Few TV comedies have placed this much emphasis on a distinctive visual signature; for apt comparisons, you have to reach back to Terry Gilliam’s animated sequences in “Monty Python’s Flying Circus.” Heidecker and Wareheim had an eye for absurdity wherever it lurked and a gift for translating what they found into their own anarchic visual language; many of the shows produced by their company, Abso Lutely Productions, bear their stamp — as seen, for example, in the controlled chaos of “The Eric Andre Show.”
The Cast
Many of the guest stars on “Awesome Show” weren’t stars at all, in the traditional sense. Heidecker and Wareheim developed a sort of repertory company of nonactors and marginal “pros,” a strange and sweet-natured crew that included the dubiously talented ventriloquist David Liebe Hart, the awkwardly made-up stand-up comedian James Quall and the sweater-clad Richard Dunn, an elderly man who seemed to flub every other word of dialogue. When Dunn died in 2010, I donated to his funeral fund — that’s how much of a grandfather figure he became to me.
But the professional actors who appeared on “Awesome Show” are a veritable who’s who of 21st-century comedy. Will Ferrell, Paul Rudd (“Computer, load up Celery Man, please”), Bob Odenkirk (an early booster of Heidecker and Wareheim’s work), Zach Galifianakis, Patton Oswalt, Maria Bamford and Will Forte are just a handful of the big names who showed up for the “Awesome Show” treatment.
From the drama sphere, the “Twin Peaks” star Ray Wise was a notable guest, while frequent cameos by the Oscar nominee John C. Reilly proved so popular that his character, the bizarre and deeply stupid health expert (?) Dr. Steve Brule, earned an excellent spinoff series of his own. Just as with the nonactors, these cameos add a “What will these guys do next, and who will they do it to?” element of excitement to each viewing. “For your health!”
The Satire
I can’t think of another television show as contemptuous of commercial culture as “Awesome Show.” Using the fictional Cinco brand of products as a touchstone, Heidecker and Wareheim mercilessly attacked the snake-oil salesmen, disposable junk and corporate double-talk of a culture that treats people first and foremost as consumers — a frequent target of sketch comedy, to be sure, but rarely one assaulted with this level of crass vitriol.
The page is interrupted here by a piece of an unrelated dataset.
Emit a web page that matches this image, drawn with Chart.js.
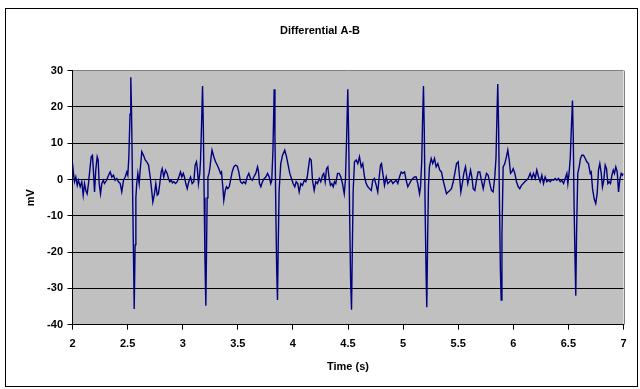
<!DOCTYPE html>
<html>
<head>
<meta charset="utf-8">
<script src="https://cdn.jsdelivr.net/npm/chart.js@4.4.1/dist/chart.umd.min.js"></script>
<style>
  html, body { margin: 0; padding: 0; background: #ffffff; }
  #wrap { width: 640px; height: 389px; position: relative; }
</style>
</head>
<body>
<div id="wrap"><canvas id="c" width="640" height="389"></canvas></div>
<script>
const chartTitle = 'Differential A-B';
const xTitle = 'Time (s)';
const yTitle = 'mV';
const xTicks = [2, 2.5, 3, 3.5, 4, 4.5, 5, 5.5, 6, 6.5, 7];
const yTicks = [-40, -30, -20, -10, 0, 10, 20, 30];

const timeS = [
  2.000,2.009,2.018,2.030,2.043,2.054,2.070,2.084,2.097,2.109,
  2.121,2.133,2.145,2.157,2.170,2.181,2.191,2.200,2.211,2.224,
  2.233,2.242,2.254,2.266,2.279,2.290,2.309,2.327,2.342,2.357,
  2.372,2.387,2.402,2.417,2.433,2.447,2.463,2.478,2.493,2.502,
  2.511,2.522,2.529,2.535,2.544,2.554,2.560,2.568,2.575,2.583,
  2.593,2.605,2.614,2.629,2.644,2.660,2.674,2.690,2.705,2.720,
  2.729,2.744,2.756,2.769,2.780,2.792,2.805,2.814,2.828,2.844,
  2.859,2.871,2.883,2.896,2.907,2.919,2.935,2.950,2.965,2.980,
  2.992,3.005,3.016,3.028,3.041,3.055,3.071,3.086,3.101,3.113,
  3.125,3.134,3.143,3.155,3.162,
  3.171,3.180,3.187,3.195,3.202,3.210,3.216,3.222,3.229,3.239,
  3.248,3.257,3.266,3.282,3.298,3.313,3.328,3.343,3.352,3.364,
  3.373,3.386,3.397,3.409,3.422,3.434,3.449,3.464,3.479,3.495,
  3.509,3.524,3.540,3.554,3.570,3.585,3.600,3.615,3.631,3.645,
  3.663,3.679,3.688,3.697,3.709,3.724,3.740,3.754,3.770,3.785,
  3.799,3.808,
  3.819,3.830,3.837,3.845,3.853,3.860,3.867,3.875,3.890,3.906,
  3.926,3.942,3.957,3.972,3.987,4.002,4.017,4.030,4.044,4.057,
  4.072,4.087,4.103,4.117,4.130,4.142,4.153,4.166,4.178,4.193,
  4.208,4.223,4.239,4.253,4.269,4.280,4.293,4.305,4.317,4.329,
  4.341,4.353,4.366,4.377,4.389,4.405,4.420,4.435,4.450,4.466,
  4.477,4.488,4.498,4.506,4.515,4.524,4.532,4.539,4.547,4.559,
  4.574,4.589,4.604,4.620,4.634,4.650,4.665,4.680,4.695,4.711,
  4.725,4.740,4.756,4.770,4.783,4.795,4.804,4.816,4.831,4.847,
  4.861,4.877,4.892,4.907,4.922,4.937,4.952,4.967,4.983,4.997,
  5.013,5.028,5.043,5.058,5.074,5.088,5.103,5.119,5.133,5.149,
  5.158,
  5.169,5.178,5.185,5.192,5.200,5.208,5.215,5.222,5.230,5.239,
  5.255,5.269,5.285,5.300,5.315,5.333,5.348,5.363,5.378,5.394,
  5.409,5.424,5.439,5.455,5.469,5.485,5.500,5.515,5.524,5.537,
  5.551,5.566,5.575,5.587,5.600,5.612,5.624,5.636,5.651,5.666,
  5.681,5.696,5.711,5.727,5.741,5.757,5.772,5.787,5.802,5.817,
  5.832,
  5.843,5.852,5.859,5.867,5.875,5.883,5.890,5.897,5.908,5.923,
  5.938,5.950,5.963,5.975,5.986,5.999,6.014,6.029,6.045,6.059,
  6.074,6.090,6.104,6.120,6.135,6.153,6.168,6.183,6.199,6.213,
  6.229,6.244,6.259,6.274,6.289,6.304,6.319,6.335,6.349,6.365,
  6.380,6.395,6.410,6.426,6.440,6.456,6.471,6.486,6.495,6.507,
  6.517,6.528,6.537,6.544,6.552,6.560,6.567,6.574,6.585,6.598,
  6.610,6.622,6.637,6.653,6.667,6.682,6.698,6.707,6.719,6.734,
  6.748,6.761,6.773,6.785,6.798,6.809,6.821,6.834,6.846,6.858,
  6.870,6.882,6.895,6.907,6.918,6.930,6.943,6.955,6.966,6.979,
  6.991,7.000
];

const mV = [
  4.4,1.7,-0.6,0.7,-1.6,-0.2,-2.0,-0.6,-4.3,-1.1,
  -3.0,-3.9,-1.1,2.6,6.3,6.7,1.7,-3.4,2.6,6.3,
  5.4,-1.1,-3.9,-1.1,-0.2,-1.1,-0.2,1.2,2.1,0.7,
  1.2,-0.2,0.3,-0.6,-1.1,-3.4,-0.2,0.7,2.1,1.2,
  6,18,28.2,20,0,-22,-35.7,-18,-5,-1.1,
  1.7,-1.1,2.6,7.7,6.7,5.4,4.9,4.0,0.7,-3.4,
  -6.2,-3.9,-1.1,-4.3,-3.9,-1.1,2.1,3.0,0.7,2.6,
  1.7,0.3,-0.6,-0.2,-0.9,-0.6,-1.1,-0.6,0.7,2.1,
  0.7,1.7,0.7,-1.1,-2.5,-0.6,0.7,-1.1,-0.6,4.0,
  4.9,2.6,-1.1,1.7,5.4,
  15,25.8,15,-5,-22,-34.8,-20,-5,0.7,1.7,
  3.5,6,8.1,6.3,4.9,4.0,3.0,1.7,2.1,-2.0,
  -5.7,-3.0,-2.0,-2.5,-2.0,-0.2,2.1,3.5,4.0,3.7,
  2.1,-0.6,-1.1,-0.6,-1.1,0.7,1.7,0.3,-0.2,0.7,
  1.7,3.5,2.1,-1.1,-2.0,-0.6,0.3,0.7,1.7,0.7,
  -1.1,-0.2,
  8,24.9,12,-8,-25,-33.2,-18,-3,4.4,6.7,
  8.1,6.3,4.0,1.7,0.3,-1.1,-2.0,-0.6,-1.1,-3.4,
  -1.1,-1.6,-0.2,-0.6,0.7,3.5,5.8,5.4,-0.2,-3.0,
  -0.6,-1.1,0.3,-0.6,1.2,1.7,-0.6,3.0,3.5,0.3,
  -1.6,-1.1,-2.0,-0.6,-1.1,1.7,1.7,0.7,-1.1,-3.9,
  0,12,24.9,12,-10,-28,-35.9,-20,-3,4.9,
  5.4,4.4,6.3,3.5,4.4,0.7,-1.1,-2.0,-2.5,-3.0,
  -0.2,0.3,-1.6,-3.4,0.7,4.0,4.4,1.7,-1.6,0.7,
  -1.1,-0.6,-0.2,-1.1,-0.6,-0.2,-1.1,0.7,2.1,1.7,
  2.1,-0.2,-2.0,-1.1,-0.2,0.3,0.7,0.7,-1.1,-3.9,
  -2.0,
  5,18,25.8,14,-8,-25,-35.2,-18,-2,3.5,
  5.8,4.4,5.8,3.5,4.4,2.6,2.1,-0.2,-2.0,-3.9,
  -3.4,-3.0,-2.5,-0.6,1.7,4.4,4.9,-0.2,-3.4,-1.1,
  1.7,3.5,1.7,-1.1,0.7,2.6,0.7,-2.5,-3.0,-0.2,
  2.1,2.1,-0.2,-2.5,-0.2,1.7,1.2,-1.1,-3.0,-3.4,
  0.7,
  6,18,26.3,14,-8,-25,-33.2,-15,3.5,4.4,
  6.3,8.1,5.4,1.7,2.1,3.0,1.7,-0.6,-2.0,-2.5,
  -1.6,-1.1,-0.6,-0.2,0.3,1.7,0.3,1.7,0.3,2.6,
  0.7,-0.6,1.2,-1.1,0.7,-0.6,-0.2,-0.6,0,-0.2,
  0.3,-0.2,0.3,-0.6,-0.2,-1.1,0.3,1.7,-1.1,2.1,
  6,15,21.8,12,-8,-22,-32.0,-15,1.7,3.5,
  5.8,6.7,6.7,5.8,4.9,4.4,1.7,2.1,-2.5,-5.3,
  -6.6,-3.9,2.6,4.4,1.7,-2.0,-0.2,4.0,3.0,-1.1,
  -0.6,-1.1,1.2,2.6,1.7,3.5,2.1,-3.4,-0.2,1.7,
  1.2,1.7
];

const n = Math.min(timeS.length, mV.length);
const points = [];
for (let i = 0; i < n; i++) points.push({ x: timeS[i], y: mV[i] });

const FONT = "'Liberation Sans', Arial, sans-serif";

const frame = {
  id: 'frame',
  beforeDraw(chart) {
    const { ctx, chartArea: a } = chart;
    ctx.save();
    ctx.fillStyle = '#ffffff';
    ctx.fillRect(0, 0, chart.width, chart.height);
    ctx.fillStyle = '#c0c0c0';
    ctx.fillRect(a.left, a.top, a.right - a.left, a.bottom - a.top);
    ctx.restore();
  },
  beforeDatasetsDraw(chart) {
    const { ctx, chartArea: a } = chart;
    ctx.save();
    ctx.strokeStyle = '#808080';
    ctx.lineWidth = 1;
    ctx.beginPath();
    ctx.moveTo(Math.round(a.right) + 0.5, a.top);
    ctx.lineTo(Math.round(a.right) + 0.5, a.bottom);
    ctx.stroke();
    ctx.restore();
  },
  afterDraw(chart) {
    const { ctx } = chart;
    ctx.save();
    ctx.strokeStyle = '#000000';
    ctx.lineWidth = 1;
    ctx.strokeRect(5.5, 8.5, 632, 378);
    ctx.restore();
  }
};

new Chart(document.getElementById('c'), {
  type: 'line',
  data: {
    datasets: [{
      data: points,
      borderColor: '#000080',
      borderWidth: 1.4,
      pointRadius: 0,
      tension: 0,
      fill: false
    }]
  },
  options: {
    responsive: false,
    animation: false,
    events: [],
    layout: { padding: { left: 0, right: 0, top: 0, bottom: 0 } },
    plugins: {
      legend: { display: false },
      tooltip: { enabled: false },
      title: {
        display: true,
        text: chartTitle,
        color: '#000000',
        font: { family: FONT, size: 11, weight: 'bold' },
        padding: { top: 24, bottom: 33.5 }
      }
    },
    scales: {
      x: {
        type: 'linear',
        min: xTicks[0],
        max: xTicks[xTicks.length - 1],
        afterBuildTicks(s) { s.ticks = xTicks.map(v => ({ value: v })); },
        afterFit(s) { s.height = 64.3; },
        grid: { display: true, drawOnChartArea: false, drawTicks: true, tickLength: 5, color: '#000000' },
        border: { display: true, color: '#000000', width: 1 },
        ticks: {
          color: '#000000',
          font: { family: FONT, size: 11, weight: 'bold' },
          padding: 8,
          maxRotation: 0,
          autoSkip: false,
          callback: v => String(v)
        },
        title: {
          display: true,
          text: xTitle,
          color: '#000000',
          font: { family: FONT, size: 11, weight: 'bold' },
          padding: { top: 0, bottom: 15.4 }
        }
      },
      y: {
        type: 'linear',
        position: 'left',
        min: yTicks[0],
        max: yTicks[yTicks.length - 1],
        afterBuildTicks(s) { s.ticks = yTicks.map(v => ({ value: v })); },
        afterFit(s) { s.width = 72.5; },
        grid: {
          display: true,
          drawOnChartArea: true,
          drawTicks: true,
          tickLength: 5,
          color: c => (c.tick && c.tick.value === 30) ? '#808080' : '#000000',
          tickColor: '#000000'
        },
        border: { display: true, color: '#000000', width: 1 },
        ticks: {
          color: '#000000',
          font: { family: FONT, size: 11, weight: 'bold' },
          padding: 4.5,
          autoSkip: false,
          callback: v => String(v)
        },
        title: {
          display: true,
          text: yTitle,
          color: '#000000',
          font: { family: FONT, size: 11, weight: 'bold' },
          padding: { top: 24.4, bottom: 0 }
        }
      },
      yR: {
        type: 'linear',
        position: 'right',
        display: true,
        afterFit(s) { s.width = 16.5; },
        grid: { display: false, drawTicks: false },
        border: { display: false },
        ticks: { display: false }
      }
    }
  },
  plugins: [frame]
});
</script>
</body>
</html>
A recurring series of ads promoted products that, almost as an aside, required all of the consumer’s teeth to be pulled out. Another line of products, called “Cinco Brown,” was designed to either stimulate, contain, or impede the bowels. One ad urged viewers to save money on eggs by hatching their own.
The most vicious satire of all: an ad for Cinco Boy, a child mannequin marketed to bereaved parents. “Isn’t he pretty?” coos the guest star Peter Stomare with sinister callousness. (Perhaps unsurprisingly, Cinco’s founders are murderers.) In moments of loss, when I’m as mad at the world for exploiting my grief as I am at the source of the grief itself, the garish gallows humor of “Awesome Show” makes it one of the few works of art up to the task of helping me express and exorcise my feelings. It may not be free real estate, but it’s worth a lot to me.